*** GIVEN DATA ***

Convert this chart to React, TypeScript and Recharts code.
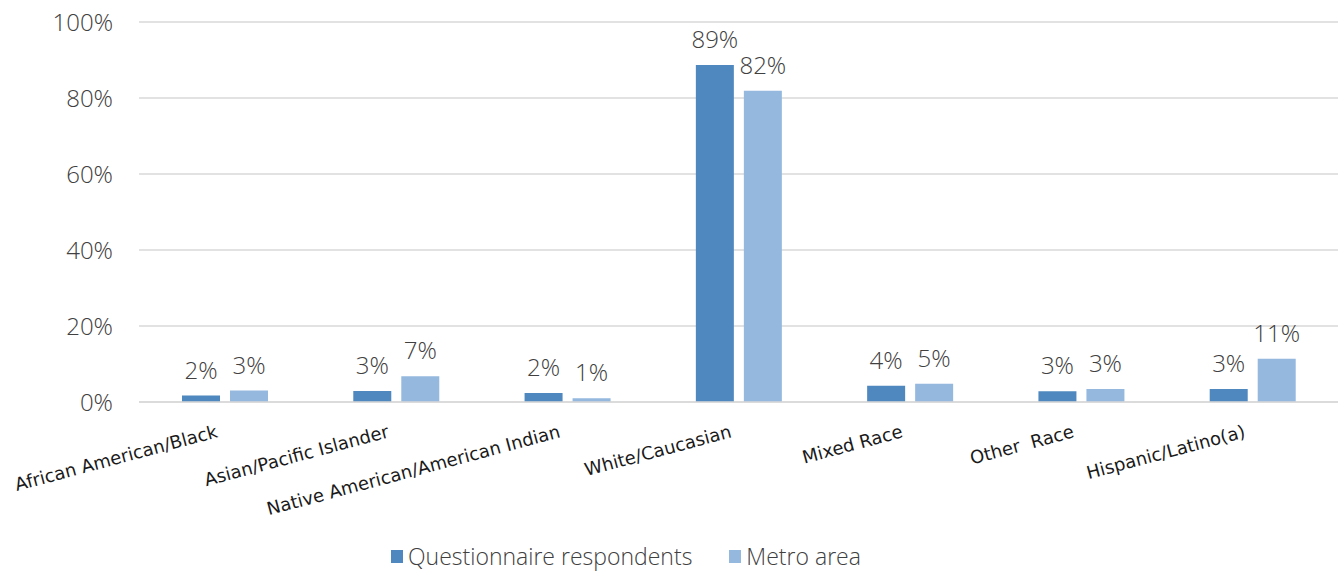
import React from 'react';
import { BarChart, Bar, XAxis, YAxis, CartesianGrid, LabelList, Legend } from 'recharts';

const categories = [
  'African American/Black',
  'Asian/Pacific Islander',
  'Native American/American Indian',
  'White/Caucasian',
  'Mixed Race',
  'Other  Race',
  'Hispanic/Latino(a)',
];
const respondents = [1.7, 2.9, 2.4, 88.7, 4.3, 2.8, 3.4];
const metro = [3.0, 6.8, 1.0, 81.9, 4.8, 3.4, 11.4];
const yTicks = [0, 20, 40, 60, 80, 100];
const seriesNames = ['Questionnaire respondents', 'Metro area'];
const colors = ['#4F88BE', '#95B8DF'];

const data = categories.map((c, i) => ({ name: c, q: respondents[i], m: metro[i] }));

const LIGHT = "'Open Sans', 'DejaVu Sans', sans-serif";

const XTick = (props: any) => {
  const { x, y, payload } = props;
  const tx = x - 6;
  const ty = y + 27;
  return (
    <text
      x={tx}
      y={ty}
      transform={`rotate(-15, ${tx}, ${ty})`}
      textAnchor="end"
      fontFamily="'DejaVu Sans', sans-serif"
      fontSize={18}
      fill="#1a1a1a"
      style={{ whiteSpace: 'pre' }}
    >
      {payload.value}
    </text>
  );
};

const LegendContent = () => (
  <div style={{ display: 'flex', alignItems: 'center', fontFamily: LIGHT, fontWeight: 300, fontSize: 23, color: '#404040', whiteSpace: 'nowrap' }}>
    {seriesNames.map((n, i) => (
      <div key={n} style={{ display: 'flex', alignItems: 'center', marginRight: i === 0 ? 37 : 0 }}>
        <span style={{ display: 'inline-block', width: 12, height: 13, background: colors[i], marginRight: 5 }} />
        <span>{n}</span>
      </div>
    ))}
  </div>
);

export default function App() {
  return (
    <div style={{ position: 'relative', width: 1343, height: 571 }}>
      <style>{`body{margin:0;background:#fff}`}</style>
      <BarChart
        width={1343}
        height={571}
        data={data}
        margin={{ top: 22, right: 5, bottom: 0, left: 0 }}
        barGap={10}
        barSize={38}
      >
        <CartesianGrid vertical={false} stroke="#d9d9d9" strokeWidth={1.5} />
        <XAxis
          dataKey="name"
          height={169}
          axisLine={{ stroke: '#d9d9d9', strokeWidth: 1.5 }}
          tickLine={false}
          interval={0}
          tick={<XTick />}
        />
        <YAxis
          width={139}
          domain={[0, 100]}
          ticks={yTicks}
          axisLine={false}
          tickLine={false}
          tickSize={0}
          tickMargin={26}
          tickFormatter={(v: number) => `${v}%`}
          tick={{ fontFamily: LIGHT, fontWeight: 300, fontSize: 24, fill: '#404040' }}
        />
        <Legend
          layout="horizontal"
          verticalAlign="middle"
          align="center"
          content={<LegendContent />}
          wrapperStyle={{ top: 540, left: 391, bottom: 'auto', right: 'auto', width: 'auto' }}
        />
        <Bar dataKey="q" name={seriesNames[0]} fill={colors[0]} isAnimationActive={false}>
          <LabelList
            dataKey="q"
            position="top"
            offset={17}
            formatter={(v: number) => `${Math.round(v)}%`}
            style={{ fontFamily: LIGHT, fontWeight: 300, fontSize: 24, fill: '#404040' }}
          />
        </Bar>
        <Bar dataKey="m" name={seriesNames[1]} fill={colors[1]} isAnimationActive={false}>
          <LabelList
            dataKey="m"
            position="top"
            offset={17}
            formatter={(v: number) => `${Math.round(v)}%`}
            style={{ fontFamily: LIGHT, fontWeight: 300, fontSize: 24, fill: '#404040' }}
          />
        </Bar>
      </BarChart>
    </div>
  );
}
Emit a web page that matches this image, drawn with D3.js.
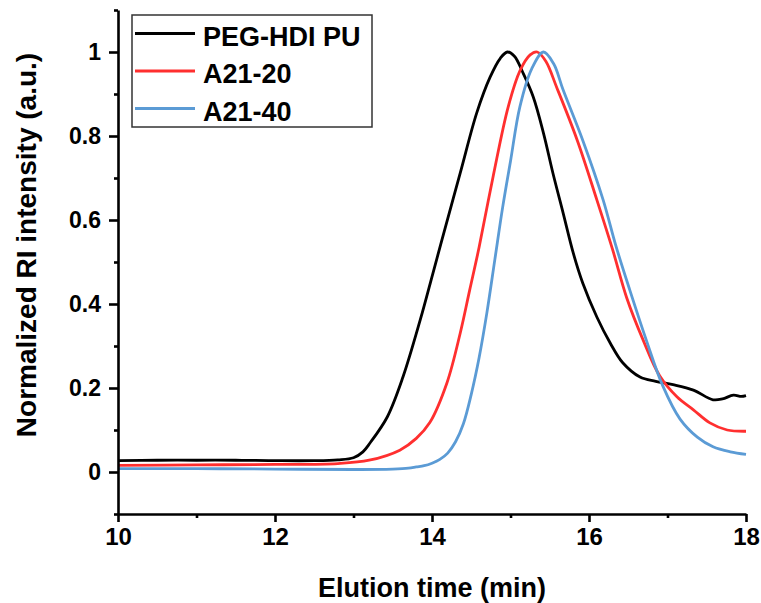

***

### SHORT TASK
All the lines above are to be given again exactly as they read, with the pictures removed.

### WRITTEN RESPONSE
Convert this chart to React, TypeScript and Recharts code.
import React from 'react';
import { BarChart, Bar, XAxis, YAxis, CartesianGrid, LabelList, Legend } from 'recharts';

const categories = [
  'African American/Black',
  'Asian/Pacific Islander',
  'Native American/American Indian',
  'White/Caucasian',
  'Mixed Race',
  'Other  Race',
  'Hispanic/Latino(a)',
];
const respondents = [1.7, 2.9, 2.4, 88.7, 4.3, 2.8, 3.4];
const metro = [3.0, 6.8, 1.0, 81.9, 4.8, 3.4, 11.4];
const yTicks = [0, 20, 40, 60, 80, 100];
const seriesNames = ['Questionnaire respondents', 'Metro area'];
const colors = ['#4F88BE', '#95B8DF'];

const data = categories.map((c, i) => ({ name: c, q: respondents[i], m: metro[i] }));

const LIGHT = "'Open Sans', 'DejaVu Sans', sans-serif";

const XTick = (props: any) => {
  const { x, y, payload } = props;
  const tx = x - 6;
  const ty = y + 27;
  return (
    <text
      x={tx}
      y={ty}
      transform={`rotate(-15, ${tx}, ${ty})`}
      textAnchor="end"
      fontFamily="'DejaVu Sans', sans-serif"
      fontSize={18}
      fill="#1a1a1a"
      style={{ whiteSpace: 'pre' }}
    >
      {payload.value}
    </text>
  );
};

const LegendContent = () => (
  <div style={{ display: 'flex', alignItems: 'center', fontFamily: LIGHT, fontWeight: 300, fontSize: 23, color: '#404040', whiteSpace: 'nowrap' }}>
    {seriesNames.map((n, i) => (
      <div key={n} style={{ display: 'flex', alignItems: 'center', marginRight: i === 0 ? 37 : 0 }}>
        <span style={{ display: 'inline-block', width: 12, height: 13, background: colors[i], marginRight: 5 }} />
        <span>{n}</span>
      </div>
    ))}
  </div>
);

export default function App() {
  return (
    <div style={{ position: 'relative', width: 1343, height: 571 }}>
      <style>{`body{margin:0;background:#fff}`}</style>
      <BarChart
        width={1343}
        height={571}
        data={data}
        margin={{ top: 22, right: 5, bottom: 0, left: 0 }}
        barGap={10}
        barSize={38}
      >
        <CartesianGrid vertical={false} stroke="#d9d9d9" strokeWidth={1.5} />
        <XAxis
          dataKey="name"
          height={169}
          axisLine={{ stroke: '#d9d9d9', strokeWidth: 1.5 }}
          tickLine={false}
          interval={0}
          tick={<XTick />}
        />
        <YAxis
          width={139}
          domain={[0, 100]}
          ticks={yTicks}
          axisLine={false}
          tickLine={false}
          tickSize={0}
          tickMargin={26}
          tickFormatter={(v: number) => `${v}%`}
          tick={{ fontFamily: LIGHT, fontWeight: 300, fontSize: 24, fill: '#404040' }}
        />
        <Legend
          layout="horizontal"
          verticalAlign="middle"
          align="center"
          content={<LegendContent />}
          wrapperStyle={{ top: 540, left: 391, bottom: 'auto', right: 'auto', width: 'auto' }}
        />
        <Bar dataKey="q" name={seriesNames[0]} fill={colors[0]} isAnimationActive={false}>
          <LabelList
            dataKey="q"
            position="top"
            offset={17}
            formatter={(v: number) => `${Math.round(v)}%`}
            style={{ fontFamily: LIGHT, fontWeight: 300, fontSize: 24, fill: '#404040' }}
          />
        </Bar>
        <Bar dataKey="m" name={seriesNames[1]} fill={colors[1]} isAnimationActive={false}>
          <LabelList
            dataKey="m"
            position="top"
            offset={17}
            formatter={(v: number) => `${Math.round(v)}%`}
            style={{ fontFamily: LIGHT, fontWeight: 300, fontSize: 24, fill: '#404040' }}
          />
        </Bar>
      </BarChart>
    </div>
  );
}
Emit a web page that matches this image, drawn with D3.js.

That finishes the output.